- 4 tablespoons unsalted butter
- 1 tablespoon extra-virgin olive oil
- 2 large shallots, thinly sliced (1 1/2 cups)
- 2 pounds medium asparagus, 1 1/2-inch tips reserved, spears coarsely chopped
- Salt and freshly ground pepper
- 1 quart chicken stock or low-sodium broth
- 1 cup heavy cream
- 24 Lemon Dumplings
How to make this recipe
In a large saucepan, melt 2 tablespoons of the butter in the olive oil. Add the shallots and cook over low heat until softened, about 5 minutes. Add the chopped asparagus, season with salt and pepper and cook, stirring, until softened, about 5 minutes. Add the chicken stock and cream and bring to a boil over moderately high heat. Reduce the heat to moderately low and simmer until the asparagus is very tender, about 15 minutes.
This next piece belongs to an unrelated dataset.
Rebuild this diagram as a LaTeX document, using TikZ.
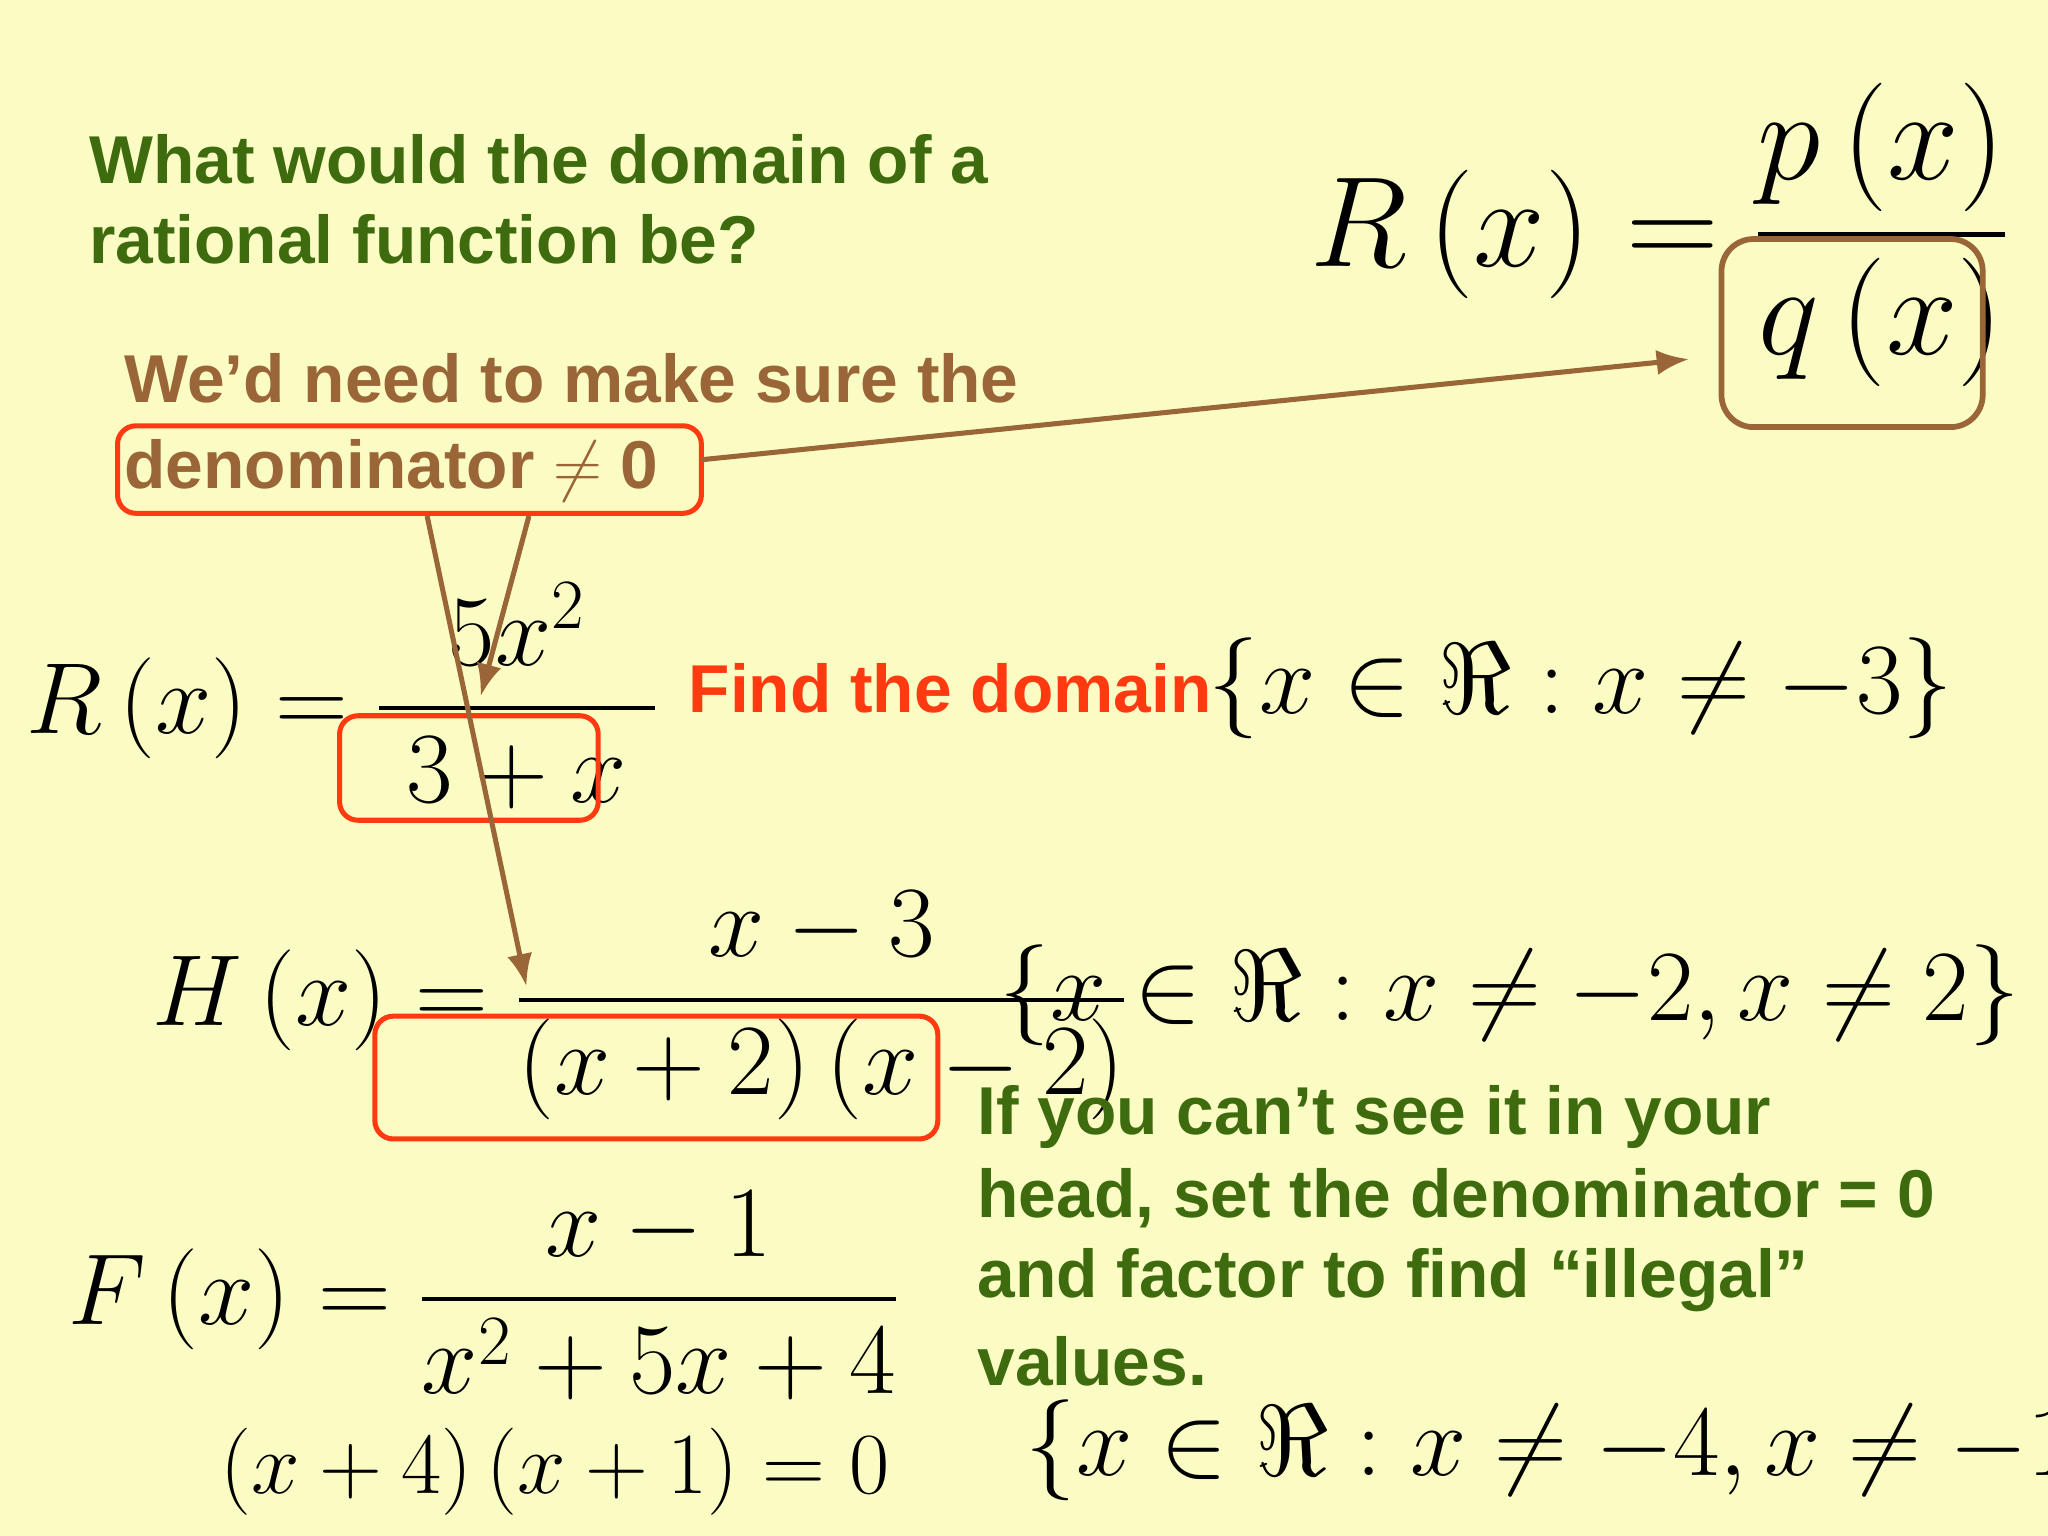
\RequirePackage{fix-cm}
\documentclass[tikz,border=0pt]{standalone}
\usepackage{amsmath,amssymb}
\usepackage{fontspec}
\usetikzlibrary{arrows.meta}
\setmainfont{Liberation Sans}
\definecolor{bg}{HTML}{FBFBC4}
\definecolor{grn}{HTML}{3D6B0E}
\definecolor{brn}{HTML}{9A6638}
\definecolor{rd}{HTML}{FF3A10}
\begin{document}
\begin{tikzpicture}[x=0.02cm,y=-0.02cm,
  gtxt/.style={anchor=west,text=grn,font=\fontsize{29.5}{34}\selectfont\bfseries,align=left,inner sep=0},
  btxt/.style={anchor=west,text=brn,font=\fontsize{29.5}{34}\selectfont\bfseries,inner sep=0},
  mth/.style={anchor=center,inner sep=0,font=\fontsize{44}{52}\selectfont},
  bigm/.style={anchor=center,inner sep=0,font=\fontsize{56}{64}\selectfont},
  rbox/.style={draw=rd,line width=2.2pt,rounded corners=8pt},
  arr/.style={draw=brn,line width=2.2pt,-{Latex[length=14pt,width=11pt]}}]
\fill[bg] (0,0) rectangle (1568,1176);
\useasboundingbox (0,0) rectangle (1568,1176);
\node[gtxt] (t1) at (68,122) {What would the domain of a};
\node[gtxt] (t2) at (68,183) {rational function be?};
\node[bigm] (rq) at (1270,180) {$R\left(x\right)=\dfrac{p\left(x\right)}{q\left(x\right)}$};
\draw[brn,line width=2.5pt,rounded corners=14pt] (1318,183) rectangle (1518,327);
\coordinate (qb) at (1293,275);
\node[btxt] (b1) at (95,290) {We’d need to make sure the};
\node[btxt] (b2) at (95,360) {denominator $\neq$ 0};
\draw[rbox] (90,326) rectangle (537,393);
\coordinate (bx) at (537,352);
\draw[arr] (bx) -- (qb);
\node[mth] (r1) at (262,533) {$R\left(x\right)=\dfrac{5x^2}{\;3+x\;}$};
\draw[rbox] (260,548) rectangle (458,628);
\node[anchor=west,inner sep=0,text=rd,font=\fontsize{29.5}{34}\selectfont\bfseries] (fd) at (527,527) {Find the domain};
\node[mth,anchor=west] (s1) at (925,527) {$\left\{x\in\Re:x\neq-3\right\}$};
\node[mth] (h1) at (490,770) {$H\left(x\right)=\dfrac{x-3}{\left(x+2\right)\left(x-2\right)}$};
\draw[rbox] (287,778) rectangle (718,872);
\coordinate (a1s) at (405,395);\coordinate (a1e) at (368,533);
\coordinate (a2s) at (327,395);\coordinate (a2e) at (403,755);
\draw[arr] (a1s) -- (a1e);
\draw[arr] (a2s) -- (a2e);
\node[mth,anchor=west] (s2) at (765,762) {$\left\{x\in\Re:x\neq-2,x\neq2\right\}$};
\node[gtxt] (g1) at (748,855) {If you can’t see it in your};
\node[gtxt] (g2) at (748,917) {head, set the denominator = 0};
\node[gtxt] (g3) at (748,980) {and factor to find “illegal”};
\node[gtxt] (g4) at (748,1042) {values.};
\node[mth] (f1) at (370,992) {$F\left(x\right)=\dfrac{x-1}{x^2+5x+4}$};
\node[mth,font=\fontsize{38}{44}\selectfont] (f2) at (425,1127) {$\left(x+4\right)\left(x+1\right)=0$};
\node[mth,anchor=west] (s3) at (785,1110) {$\left\{x\in\Re:x\neq-4,x\neq-1\right\}$};
\end{tikzpicture}
\end{document}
Meanwhile, bring a medium saucepan of water to a boil. Add salt and the asparagus tips and cook until just tender, about 3 minutes. Using a slotted spoon, remove the tips and reserve them; keep the water boiling.
Puree the soup in batches in a food processor and strain it through a coarse sieve, pressing on the solids. Return the soup to the large saucepan, season with salt and pepper and add the asparagus tips. Keep hot.
Add the Lemon Dumplings to the boiling water and cook until just tender, about 1 1/2 minutes; drain. Melt the remaining 2 tablespoons of butter in the saucepan over moderately high heat. Add the dumplings and carefully swirl them in the butter to coat. Add 4 dumplings to each soup plate, ladle the asparagus soup over them and serve.
The soup and cooked asparagus tips can be refrigerated for up to 2 days. Reheat gently.
A tart New Zealand Sauvignon Blanc has the acidity and fresh herbal flavor to stand up to the asparagus and lemon in this soup. Look for one from the Marlborough region.